Named EVA, the vehicle was built by TUM CREATE, a collaboration between Nanyang Technological University (NTU) and Germany’s Technische Universität München (TUM). The project is supported by Singapore National Research Foundation and Prime Minister’s Office. Besides being the world’s first electric taxi built for tropical megacities, it also is the first car ever designed, developed, and manufactured locally.
According to NTU President Professor Bertil Andersson, the EVA Electric Taxi project is a good example of future electro-mobility and its possibilities. “NTU is at the forefront of sustainability research and we had identified electro-mobility as one of the solutions necessary to tackle climate change. Our success in building an electric car for the tropics is a big step forward in realizing our vision for a more sustainable future for everyone,” he added.

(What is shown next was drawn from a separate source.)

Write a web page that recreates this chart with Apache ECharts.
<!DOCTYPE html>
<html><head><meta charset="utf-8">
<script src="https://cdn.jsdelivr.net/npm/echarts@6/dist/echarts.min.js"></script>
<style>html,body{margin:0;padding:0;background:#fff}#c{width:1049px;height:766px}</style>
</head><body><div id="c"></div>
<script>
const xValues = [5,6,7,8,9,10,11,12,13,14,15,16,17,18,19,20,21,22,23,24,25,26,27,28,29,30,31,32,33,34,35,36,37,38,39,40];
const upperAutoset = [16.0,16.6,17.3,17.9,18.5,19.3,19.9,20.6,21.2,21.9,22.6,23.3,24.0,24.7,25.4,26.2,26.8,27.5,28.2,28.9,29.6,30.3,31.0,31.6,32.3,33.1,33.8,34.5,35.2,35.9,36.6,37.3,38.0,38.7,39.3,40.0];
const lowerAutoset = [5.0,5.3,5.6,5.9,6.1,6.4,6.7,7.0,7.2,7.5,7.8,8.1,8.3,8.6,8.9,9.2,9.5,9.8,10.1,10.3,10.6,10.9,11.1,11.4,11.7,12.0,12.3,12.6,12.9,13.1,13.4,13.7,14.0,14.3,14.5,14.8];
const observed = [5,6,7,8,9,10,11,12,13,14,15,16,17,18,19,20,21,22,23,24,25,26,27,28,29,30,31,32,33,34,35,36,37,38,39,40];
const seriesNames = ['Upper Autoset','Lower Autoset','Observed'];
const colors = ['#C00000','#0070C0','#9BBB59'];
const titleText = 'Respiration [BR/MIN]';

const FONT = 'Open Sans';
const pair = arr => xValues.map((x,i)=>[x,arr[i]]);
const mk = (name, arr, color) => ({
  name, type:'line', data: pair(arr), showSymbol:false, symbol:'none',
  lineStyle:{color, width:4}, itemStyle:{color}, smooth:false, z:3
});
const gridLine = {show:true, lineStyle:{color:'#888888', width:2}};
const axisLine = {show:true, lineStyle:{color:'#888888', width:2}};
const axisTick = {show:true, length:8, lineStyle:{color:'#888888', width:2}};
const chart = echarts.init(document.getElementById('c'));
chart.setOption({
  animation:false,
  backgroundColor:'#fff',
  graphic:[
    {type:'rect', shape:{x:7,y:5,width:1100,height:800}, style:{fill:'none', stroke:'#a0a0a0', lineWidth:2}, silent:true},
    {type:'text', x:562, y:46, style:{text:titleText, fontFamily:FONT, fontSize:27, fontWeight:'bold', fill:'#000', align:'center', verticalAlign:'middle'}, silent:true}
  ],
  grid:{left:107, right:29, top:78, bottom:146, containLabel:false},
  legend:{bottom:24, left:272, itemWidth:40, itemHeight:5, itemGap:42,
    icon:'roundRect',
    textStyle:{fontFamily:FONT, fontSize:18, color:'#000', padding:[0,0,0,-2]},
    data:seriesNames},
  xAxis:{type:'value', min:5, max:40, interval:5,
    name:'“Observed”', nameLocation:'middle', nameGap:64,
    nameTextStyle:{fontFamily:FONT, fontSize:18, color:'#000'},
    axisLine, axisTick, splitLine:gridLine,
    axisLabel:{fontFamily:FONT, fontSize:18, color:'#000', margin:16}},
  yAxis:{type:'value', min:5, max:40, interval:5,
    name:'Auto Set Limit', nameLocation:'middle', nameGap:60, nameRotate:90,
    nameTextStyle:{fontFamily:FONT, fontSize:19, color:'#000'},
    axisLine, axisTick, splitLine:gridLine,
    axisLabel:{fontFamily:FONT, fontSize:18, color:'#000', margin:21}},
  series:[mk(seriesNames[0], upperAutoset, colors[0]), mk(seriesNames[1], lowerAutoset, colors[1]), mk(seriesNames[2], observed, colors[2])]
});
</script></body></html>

The EVA features a specially tailored fast-charging battery system, which is able to give it a range of up to 200 kilometers with just a 15-minute recharge. Despite having to house a large battery pack, the car is actually 150kg lighter than other comparable-sized taxis due to its lightweight carbon-fiber composites. “NTU’s key research projects at the Energy Research Institute such as our inductive wireless charging technology, a good alternative to the current plug-in conductive charging, are also successfully installed in EVA,” explained Professor Lam Khin Yong, NTU’s Chief of Staff and Vice President for Research.

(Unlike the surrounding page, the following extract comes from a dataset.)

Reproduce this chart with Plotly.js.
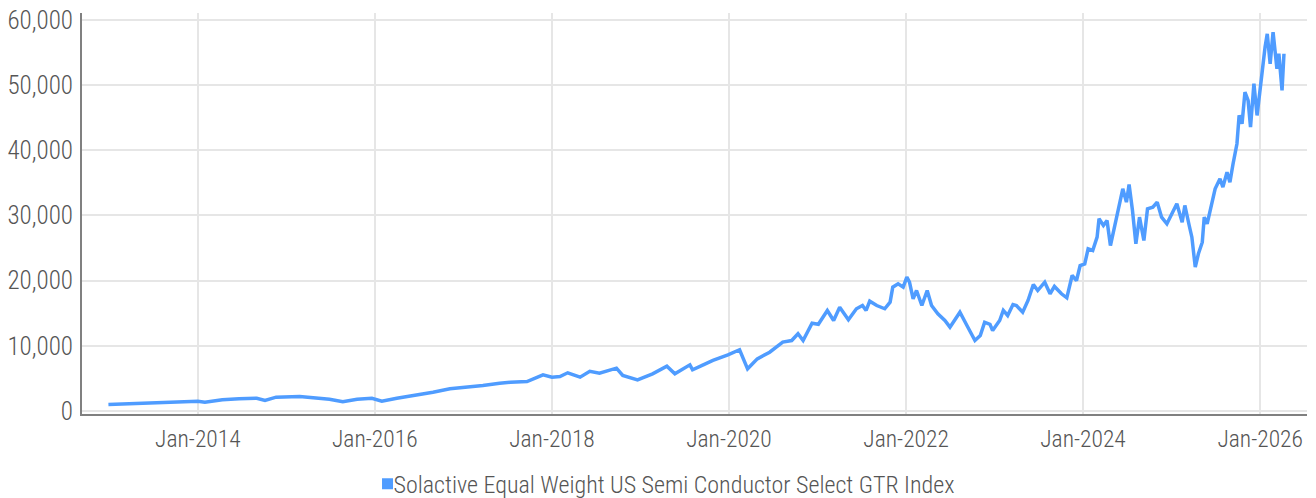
<!DOCTYPE html>
<html>
<head>
<meta charset="utf-8">
<script src="https://cdn.plot.ly/plotly-3.0.1.min.js"></script>
<style>
  html, body { margin: 0; padding: 0; background: #ffffff; }
  #chart { width: 1316px; height: 498px; }
</style>
</head>
<body>
<div id="chart"></div>
<script>
// Index level
const dates = [
  '2012-12-28','2013-05-05','2013-09-05','2014-01-01','2014-01-30','2014-04-12','2014-06-20','2014-09-01',
  '2014-10-05','2014-11-20','2015-02-25','2015-05-20','2015-06-28','2015-08-22','2015-10-20','2015-12-20',
  '2016-01-30','2016-04-01','2016-05-26','2016-07-05','2016-08-28','2016-11-06','2017-01-15','2017-03-22',
  '2017-05-30','2017-07-13','2017-09-20','2017-10-16','2017-11-25','2018-01-01','2018-02-03','2018-03-07',
  '2018-04-27','2018-06-06','2018-07-16','2018-09-24','2018-10-20','2018-12-20','2019-02-20','2019-04-20',
  '2019-05-23','2019-07-24','2019-08-04','2019-09-17','2019-10-27','2019-12-28','2020-02-14','2020-03-18',
  '2020-04-27','2020-06-17','2020-08-10','2020-09-16','2020-10-12','2020-11-02','2020-12-09','2021-01-04',
  '2021-02-10','2021-03-08','2021-04-02','2021-05-08','2021-06-10','2021-07-05','2021-07-20','2021-08-04',
  '2021-09-02','2021-10-05','2021-10-27','2021-11-07','2021-11-29','2021-12-20','2022-01-04','2022-01-15',
  '2022-01-30','2022-02-13','2022-03-07','2022-03-29','2022-04-16','2022-05-12','2022-06-10','2022-07-01',
  '2022-08-11','2022-09-09','2022-10-12','2022-11-03','2022-11-21','2022-12-13','2022-12-24','2023-01-22',
  '2023-02-06','2023-02-24','2023-03-18','2023-04-01','2023-04-27','2023-05-19','2023-06-10','2023-06-28',
  '2023-07-27','2023-08-18','2023-09-05','2023-10-04','2023-10-26','2023-11-17','2023-12-05','2023-12-20',
  '2024-01-08','2024-01-22','2024-02-10','2024-02-28','2024-03-07','2024-03-25','2024-04-09','2024-04-23',
  '2024-05-11','2024-05-26','2024-06-13','2024-06-28','2024-07-09','2024-07-23','2024-08-06','2024-08-21',
  '2024-09-08','2024-09-23','2024-10-15','2024-11-02','2024-11-20','2024-12-12','2025-01-04','2025-01-22',
  '2025-02-13','2025-02-24','2025-03-14','2025-03-25','2025-04-08','2025-04-21','2025-05-07','2025-05-15',
  '2025-05-27','2025-06-17','2025-06-29','2025-07-19','2025-07-31','2025-08-17','2025-08-29','2025-09-11',
  '2025-09-27','2025-10-06','2025-10-18','2025-10-30','2025-11-12','2025-11-22','2025-12-06','2025-12-19',
  '2026-01-08','2026-01-21','2026-01-30','2026-02-11','2026-02-23','2026-03-11','2026-03-19','2026-04-01',
  '2026-04-09'
];
const indexValues = [
  1000, 1200, 1350, 1500, 1350, 1720, 1870, 1960,
  1610, 2120, 2220, 2020, 1810, 1410, 1810, 1960,
  1500, 1960, 2270, 2480, 2880, 3400, 3650, 3910,
  4270, 4420, 4520, 4900, 5550, 5190, 5290, 5860,
  5190, 6100, 5800, 6570, 5450, 4780, 5700, 6880,
  5700, 7080, 6320, 7080, 7750, 8600, 9390, 6470,
  8000, 9020, 10560, 10810, 11840, 10810, 13470, 13300,
  15420, 13880, 15920, 13990, 15680, 16180, 15420, 16840,
  16180, 15680, 16690, 18990, 19510, 18990, 20520, 19760,
  17210, 18480, 16180, 18480, 16180, 14910, 13880, 12860,
  15150, 13120, 10810, 11580, 13620, 13300, 12350, 13880,
  15420, 14650, 16330, 16180, 15150, 16950, 19400, 18480,
  19760, 17980, 19100, 17980, 17360, 20780, 20010, 22310,
  22570, 24870, 24620, 26660, 29480, 28450, 29220, 25380,
  28450, 31260, 34080, 32030, 34740, 30750, 25640, 29730,
  26150, 31010, 31260, 32030, 29730, 28710, 30500, 31780,
  28960, 31520, 28450, 26660, 22060, 24110, 25890, 29730,
  28710, 31780, 34080, 35620, 34330, 36630, 35100, 37920,
  40990, 45330, 44050, 48900, 47630, 43540, 50190, 45330,
  52230, 55810, 57850, 53260, 58110, 52490, 54790, 49160,
  54790
];
const seriesName = 'Solactive Equal Weight US Semi Conductor Select GTR Index';
const yTickValues = [0, 10000, 20000, 30000, 40000, 50000, 60000];

const lineColor = '#4f9cff';
const textColor = '#555555';
const fontFamily = '"Roboto Condensed", Roboto, sans-serif';

const traces = [
  {
    x: dates, y: indexValues, type: 'scatter', mode: 'lines',
    line: { color: lineColor, width: 3.5 },
    showlegend: false, hoverinfo: 'x+y'
  },
  {
    x: [null], y: [null], type: 'scatter', mode: 'markers',
    marker: { color: lineColor, symbol: 'square', size: 11 },
    name: seriesName, showlegend: true
  }
];

const layout = {
  width: 1316, height: 498,
  paper_bgcolor: '#ffffff', plot_bgcolor: '#ffffff',
  margin: { l: 82, r: 9, t: 13, b: 84, autoexpand: false },
  font: { family: fontFamily, size: 24, color: textColor, weight: 300 },
  xaxis: {
    type: 'date',
    range: ['2012-09-10', '2026-07-13'],
    tick0: '2014-01-01', dtick: 'M24', tickformat: '%b-%Y',
    showgrid: true, gridcolor: '#e6e6e6', gridwidth: 2,
    showline: true, linecolor: '#808080', linewidth: 2,
    ticks: '', ticklabelstandoff: 3,
    zeroline: false, automargin: false,
    tickfont: { family: fontFamily, size: 23.5, color: textColor, weight: 300 }
  },
  yaxis: {
    range: [-460, 61040],
    tickvals: yTickValues, tickformat: ',d',
    showgrid: true, gridcolor: '#e6e6e6', gridwidth: 2,
    showline: true, linecolor: '#808080', linewidth: 2,
    ticks: '', ticklabelstandoff: 2,
    zeroline: false, automargin: false,
    tickfont: { family: fontFamily, size: 25, color: textColor, weight: 300 }
  },
  legend: {
    orientation: 'h', x: 0.469, xanchor: 'center',
    yref: 'container', y: 0.028, yanchor: 'middle',
    font: { family: fontFamily, size: 24, color: textColor, weight: 300 },
    itemwidth: 30, bgcolor: 'rgba(0,0,0,0)'
  },
  showlegend: true
};

Plotly.newPlot('chart', traces, layout, { displayModeBar: false, staticPlot: true }).then(function (gd) {
  // place the legend square right next to its label, as in the reference
  gd.querySelectorAll('.legend .legendpoints path.scatterpts').forEach(function (p) {
    p.setAttribute('transform', 'translate(34,0)');
  });
});
</script>
</body>
</html>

The research team’s decision to build an electric taxi fitting Singapore’s climate was for very practical reasons. By replacing fuel-burning vehicles with electric ones, carbon emissions as well as local noise and exhaust emissions can be reduced. Moreover, many of EVA’s innovations can also be applicable to other industry sectors in Singapore, such as its energy-efficient air conditioning system and lightweight carbon-fiber composites.
“Due to the hot and humid weather in the tropics, a significant amount of energy is consumed by the air conditioning system in automobiles,” said Lam Khin Yong. “The innovative energy efficient air conditioning solutions deployed in EVA, like its new energy-efficient compressor technologies, can be adopted in both current and future vehicles to reduce their carbon footprint.” Moreover, the car’s ergonomically designed seats are equipped with a purpose-built system where moisture and heat are sucked away from the surfaces of the seat, so as to maximize comfort for passengers.